In fact, Claire’s soul does reawaken in the desert. Aside from going on drug-fuelled adventures, she performs such healing acts as bidding goodbye to the Watkinses’ derelict ranch, checking in on her extended family, and working through sticky layers of guilt, anger, and love. This is the stuff of countless wry novels of midlife, with their ledgers of loss and recompense—except for the shrieking fact of the abandoned baby, which (for this reader, at least) rains down holy terror upon every page. If Watkins’s writing contains anything derivative, perhaps it’s that Claire’s notion of freedom, of self-actualization, resembles that of a shitty man. She cuddles inappropriately with a student and sleeps for several weeks in her university’s arboretum. She advises an acquaintance not to “succumb” to monogamy or babies. In couples therapy, she tells her husband: “I have trouble thinking of you as a person. I just forget to wonder what you’d want.” Claire is, by her own breezy admission, a “dirtbag.”
Still, the book distinguishes itself from the valorized male getaway. For one, “I Love You but I’ve Chosen Darkness” is a bonanza of consequences, many of which do not befall the protagonist but, rather, originate within her. (They range from bursts of longing at the sight of a stranger’s baby to the ordeal of pretending to cherish time spent with one’s own child.) Watkins celebrates Claire’s quest (to resolve the past’s unfinished business) and her own (to reclaim her art for herself), but she remains clear-eyed about the costs of each. Whether or not the narrator, as a self-interested woman in a misogynistic country, “deserves” punishment, she cannot escape it. This is the darkness that she has chosen.

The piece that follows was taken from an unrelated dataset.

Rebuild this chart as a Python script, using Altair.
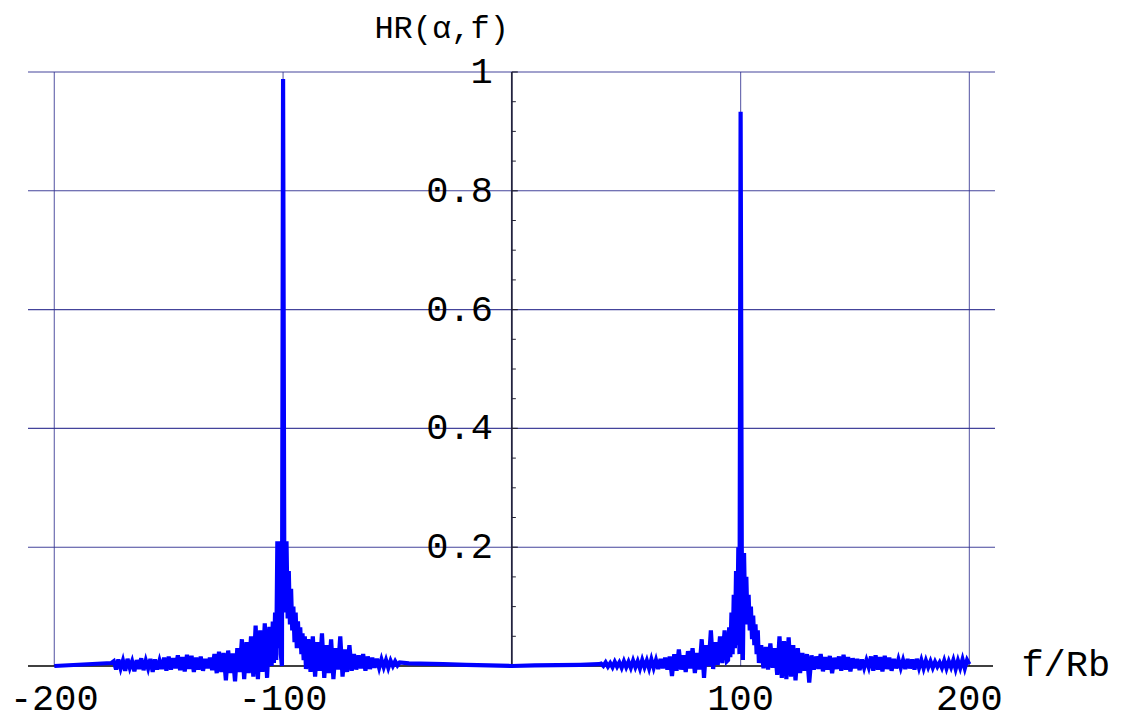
import altair as alt
import pandas as pd
import numpy as np

# ---------------- data ----------------
start_f = [-200.0, -175.0]
start_v = [0.0, 0.005]

left_noise_f = np.arange(-174, -104, 1.0)          # -174 .. -105
left_noise_v = [
    0.008, -0.006, 0.011, -0.004, 0.009, -0.008, 0.012, -0.003, 0.008, -0.009,
    0.010, -0.005, 0.013, -0.007, 0.009, -0.004, 0.012, -0.010, 0.011, -0.006,
    0.009, -0.005, 0.014, -0.008, 0.016, -0.006, 0.013, -0.004, 0.018, -0.007,
    0.015, -0.009, 0.019, -0.005, 0.017, -0.010, 0.014, -0.006, 0.016, -0.008,
    0.012, -0.004, 0.014, -0.007, 0.020, -0.012, 0.024, -0.010, 0.022, -0.024,
    0.026, -0.012, 0.021, -0.026, 0.030, -0.010, 0.045, -0.022, 0.040, -0.012,
    0.050, -0.018, 0.068, -0.022, 0.060, -0.010, 0.072, -0.020, 0.066, 0.000,
]

left_peak_f = np.arange(-104.5, -89.75, 0.5)       # -104.5 .. -90.0
left_peak_v = [
    0.075, 0.005, 0.09, 0.01, 0.21, 0.03, 0.21, 0.02, 0.0, 0.988,
    0.21, 0.09, 0.21, 0.08, 0.16, 0.07, 0.13, 0.06, 0.10, 0.04,
    0.09, 0.03, 0.075, 0.03, 0.065, 0.02, 0.055, 0.01, 0.05, -0.005,
]

left_tail_f = np.arange(-89, -48, 1.0)             # -89 .. -49
left_tail_v = [
    0.045, -0.010, 0.050, -0.018, 0.040, -0.008, 0.055, -0.020, 0.035, -0.012,
    0.045, -0.022, 0.030, -0.006, 0.050, -0.018, 0.028, -0.010, 0.035, -0.008,
    0.020, -0.006, 0.018, -0.004, 0.020, -0.008, 0.016, -0.005, 0.014, -0.003,
    0.012, -0.003, 0.011, -0.002, 0.010, -0.003, 0.009, 0.000, 0.008, 0.001, 0.006,
]

center_f = [-45.0, -40.0, -30.0, -20.0, -10.0, 0.0, 10.0, 20.0, 30.0, 38.0]
center_v = [0.0045, 0.004, 0.003, 0.002, 0.001, 0.0, 0.001, 0.0015, 0.002, 0.003]

right_rise_f = np.arange(39, 95, 1.0)              # 39 .. 94
right_rise_v = [
    0.004, 0.000, 0.006, -0.001, 0.005, -0.002, 0.007, -0.001, 0.006, -0.003,
    0.008, -0.002, 0.007, -0.003, 0.009, -0.002, 0.008, -0.004, 0.010, -0.002,
    0.009, -0.004, 0.011, -0.003, 0.010, -0.005, 0.012, -0.004, 0.014, -0.006,
    0.016, -0.017, 0.020, -0.008, 0.028, -0.006, 0.018, -0.010, 0.025, -0.004,
    0.030, -0.012, 0.022, -0.006, 0.045, -0.020, 0.035, 0.000, 0.060, -0.005,
    0.040, 0.002, 0.050, 0.005, 0.060, 0.008,
]

right_peak_f = np.arange(94.5, 108.25, 0.5)        # 94.5 .. 108.0
right_peak_v = [
    0.01, 0.065, 0.015, 0.09, 0.02, 0.12, 0.03, 0.16, 0.035, 0.20,
    0.02, 0.933, 0.20, 0.01, 0.19, 0.08, 0.15, 0.07, 0.12, 0.06,
    0.10, 0.045, 0.085, 0.035, 0.07, 0.02, 0.06, 0.005,
]

right_tail_f = np.arange(109, 201, 1.0)            # 109 .. 200
right_tail_v = [
    0.035, -0.004, 0.032, -0.006, 0.038, -0.003, 0.030, -0.015, 0.050, -0.020,
    0.042, -0.022, 0.048, -0.018, 0.035, -0.024, 0.030, -0.012, 0.022, -0.008,
    0.020, -0.028, 0.018, -0.006, 0.016, -0.005, 0.020, -0.009, 0.015, -0.006,
    0.017, -0.012, 0.014, -0.005, 0.016, -0.008, 0.019, -0.006, 0.015, -0.009,
    0.013, -0.004, 0.012, -0.007, 0.011, -0.003, 0.010, -0.002, 0.016, -0.008,
    0.018, -0.006, 0.015, -0.009, 0.017, -0.005, 0.014, -0.008, 0.012, -0.004,
    0.011, -0.003, 0.010, -0.005, 0.012, -0.004, 0.011, -0.006, 0.012, -0.003,
    0.010, -0.004, 0.009, -0.002, 0.008, -0.003, 0.007, -0.001, 0.006, -0.003,
    0.009, -0.004, 0.008, -0.002, 0.010, -0.005, 0.009, -0.003, 0.011, -0.004,
    0.010, 0.003,
]

x_grid = [-200, -100, 100, 200]
y_grid = [0.2, 0.4, 0.6, 0.8, 1.0]
x_tick_labels = ["-200", "-100", "100", "200"]
y_tick_labels = ["0.2", "0.4", "0.6", "0.8", "1"]
y_minor = [0.05, 0.1, 0.15, 0.25, 0.3, 0.35, 0.45, 0.5, 0.55, 0.65, 0.7, 0.75, 0.85, 0.9, 0.95]
y_label = "HR(α,f)"
x_label = "f/Rb"

# ---------------- build ----------------
freqs = np.concatenate([start_f, left_noise_f, left_peak_f, left_tail_f, center_f,
                        right_rise_f, right_peak_f, right_tail_f])
vals = np.concatenate([start_v, left_noise_v, left_peak_v, left_tail_v, center_v,
                       right_rise_v, right_peak_v, right_tail_v])
spec = pd.DataFrame({"f": freqs, "h": vals, "order": np.arange(len(freqs))})

W, H = 967, 594
FONT = "Courier New, Liberation Mono, monospace"
xs = alt.Scale(domain=[-211.5, 211.2], nice=False, zero=False)
ys = alt.Scale(domain=[0, 1], nice=False, zero=False)
GRID = "#303090"

hgrid = alt.Chart(pd.DataFrame({"y": y_grid})).mark_rule(
    color=GRID, strokeWidth=1.1, opacity=0.9
).encode(y=alt.Y("y:Q", scale=ys, axis=None), x=alt.value(0), x2=alt.value(W))

vgrid = alt.Chart(pd.DataFrame({"x": x_grid, "y0": [0] * 4, "y1": [1] * 4})).mark_rule(
    color=GRID, strokeWidth=1.2, opacity=0.7
).encode(x=alt.X("x:Q", scale=xs, axis=None), y=alt.Y("y0:Q", scale=ys, axis=None), y2="y1:Q")

xaxis = alt.Chart(pd.DataFrame({"y": [0]})).mark_rule(color="black", strokeWidth=1.4).encode(
    y=alt.Y("y:Q", scale=ys, axis=None), x=alt.value(0), x2=alt.value(W - 2))

yaxis = alt.Chart(pd.DataFrame({"x": [0], "y0": [0], "y1": [1]})).mark_rule(
    color="#23233f", strokeWidth=1.8
).encode(x=alt.X("x:Q", scale=xs, axis=None), y=alt.Y("y0:Q", scale=ys, axis=None), y2="y1:Q")

minor = alt.Chart(pd.DataFrame({"y": y_minor, "x0": 0.0, "x1": 1.75})).mark_rule(
    color="#222233", strokeWidth=1
).encode(x=alt.X("x0:Q", scale=xs, axis=None), x2="x1:Q", y=alt.Y("y:Q", scale=ys, axis=None))

major = alt.Chart(pd.DataFrame({"y": y_grid, "x0": 0.0, "x1": 2.6})).mark_rule(
    color="#222233", strokeWidth=1.2
).encode(x=alt.X("x0:Q", scale=xs, axis=None), x2="x1:Q", y=alt.Y("y:Q", scale=ys, axis=None))

line = alt.Chart(spec).mark_line(color="#0000ff", strokeWidth=4.2, strokeJoin="miter").encode(
    x=alt.X("f:Q", scale=xs, axis=None), y=alt.Y("h:Q", scale=ys, axis=None), order="order:Q")

xlab = alt.Chart(pd.DataFrame({"x": x_grid, "t": x_tick_labels, "y": 0})).mark_text(
    font=FONT, fontSize=37, align="center", baseline="middle", dy=33, color="black"
).encode(x=alt.X("x:Q", scale=xs, axis=None), y=alt.Y("y:Q", scale=ys, axis=None), text="t:N")

ylab = alt.Chart(pd.DataFrame({"y": y_grid, "t": y_tick_labels, "x": 0})).mark_text(
    font=FONT, fontSize=37, align="right", baseline="middle", dx=-19, color="black"
).encode(x=alt.X("x:Q", scale=xs, axis=None), y=alt.Y("y:Q", scale=ys, axis=None), text="t:N")

ytitle = alt.Chart(pd.DataFrame({"x": [0], "y": [1], "t": [y_label]})).mark_text(
    font=FONT, fontSize=32, align="right", baseline="middle", dx=-3, dy=-44, color="black"
).encode(x=alt.X("x:Q", scale=xs, axis=None), y=alt.Y("y:Q", scale=ys, axis=None), text="t:N")

xtitle = alt.Chart(pd.DataFrame({"x": [200], "y": [0], "t": [x_label]})).mark_text(
    font=FONT, fontSize=37, align="left", baseline="middle", dx=52, dy=-1, color="black"
).encode(x=alt.X("x:Q", scale=xs, axis=None), y=alt.Y("y:Q", scale=ys, axis=None), text="t:N")

chart = alt.layer(
    hgrid, vgrid, xaxis, yaxis, minor, major, line, xlab, ylab, ytitle, xtitle
).properties(
    width=W, height=H,
    autosize=alt.AutoSizeParams(type="none"),
    padding={"left": 20, "top": 64, "right": 117, "bottom": 49},
).configure_view(stroke=None)

chart.save("out.html", embed_options={"renderer": "svg", "actions": False})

And, if the book claims a place in the archive of ambivalent motherhood, alongside works by Sheila Heti, Rachel Cusk, and Jenny Offill, it also breaks the mold. Claire risks more than other sad-mom protagonists, pulling off a jailbreak that they only dream about. But her inner monologue, while seductively specific, isn’t always tortured. She experiences the pain of being away from her daughter, but she seems less anguished by how others—the white men in her head, perhaps—might interpret her. It’s as if Watkins is closing the door on the other novels’ agonizingly open questions, about whether a woman is “allowed” to pursue her art, or whether she’s a bad person for begrudging the black hole of time and selfhood that is a baby. In one passage, Claire vents about the professionals who respond to her depression with assurances that “all this was perfectly common.” “What did I care that it was normal?” she fumes. Her pain has little to do with public acceptance, with the need to justify herself before the male gaze. Much of motherhood literature can radiate a sort of wounded egotism, as if the greatest crime that society might commit against a woman were to think ill of her. Watkins, though, neither stews nor panders. She just follows her light.